Il caso della balena di San Lorenzo, nei media di Anchorage, del Nord Canada e di Nuuk in Groenlandia, è arrivato nel momento in cui si dibatte sulla corsa di molte potenze alla conquista delle ricchezze artiche ora sempre più accessibili a causa del cambiamento climatico. Proprio nella regione dello stretto di Bering, con l'apertura delle nuove vie d'acqua polari, quest'anno si prevede un aumento del traffico marittimo del 70%. È la cosiddetta Pole Rush, che i nativi e il fragile ambiente artico - potrebbero pagare a caro prezzo. «La rapina continua», dice Charles Wohlforth, commentatore (bianco) dell'Alaska Dispatch News, «i ricchi occidentali idealizzano certi animali e li mettono davanti al bisogno di questi uomini e alla loro antica cultura, secondo cui l'uomo è connesso all'universo e la sua vita dipende da come usa le risorse. Qui uomini e animali sono parte dello stesso spirito». Charles ricorda che in cent'anni, tra il 1769 e il 1868, la sola Compagnia della Baia di Hudson esportò in Europa le pelli di 300mila orsi polari, 500mila lupi, sei milioni di castori; i balenieri inglesi e americani uccisero due milioni di cetacei e quattro milioni di trichechi, «unicamente per le loro zanne. Nei rapporti di Scotty Allen si legge che i nativi ammalati a causa della convivenza con i bianchi venivano dati in pasto ai cani da slitta». Charles ammette che il denaro arrivato dagli accordi con le compagnie petrolifere e la tecnologia hanno cambiato molte cose nelle comunità. «Le deroghe dei governi alla caccia di sussistenza per gli eschimesi è basata su dati scientifici che escludono il pericolo d'estinzione degli animali cacciati. Ma è un fatto che la globalizzazione non fa prigionieri, o sei dentro o sei fuori la modernità».
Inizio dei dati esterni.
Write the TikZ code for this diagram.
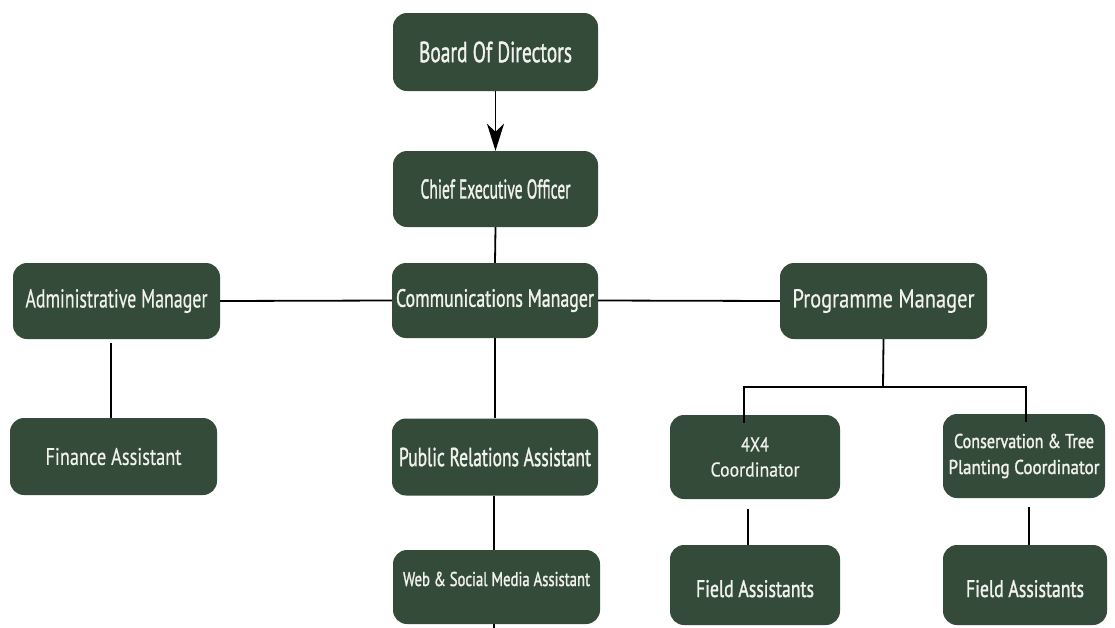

Questa piccola storia di San Lorenzo ha scatenato, paradossalmente, sui moderni social la rivendicazione del diritto di un popolo a essere antimoderno. L'arpione del ragazzino ha risvegliato vecchi rancori contro la «colonizzazione permanente» dei bianchi, il loro complesso di «superiorità morale» e l'«istinto missionario» dell'Occidente praticati oggi con altri mezzi, come la guerra della «cultura corretta metropolitana alla caccia e alla tradizione».

In questi anni di reportage nell'Artico ho potuto verificare come la questione della caccia proprio perché per gli inuit è l'unica ragion d'essere è vissuta come una caccia alle streghe. «Ci ha rovinato più Brigitte Bardot del global warming», mi ha detto la scorsa estate un pescatore e cacciatore di foche di Narsaq: «Se potessimo ancora esportare pelli di foca in Europa non saremmo costretti a trasformarci in minatori, o a vedere i nostri figli emigrare in Danimarca o morire di alcol e disperazione». A Barrow, il centro abitato più a Nord degli Usa, il capitano Ned mi ha accolto nella sua baracca, solo dopo una meticolosa perquisizione: niente telefoni né taccuino. «Guarda, ci trattano peggio che se fossimo dell'Isis», ha detto. Sul suo cellulare almeno un centinaio di minacce di morte.

Che cosa spinge un individuo di Chicago o Londra a desiderare la morte del capitano baleniere Ned? E che cosa spinge quest'uomo a esibire sullo stesso telefonino il video d'una gigantesca creatura colpita a morte? Così come davanti ai resti dei trichechi macellati a San Lorenzo, si può intuire, più difficile capire.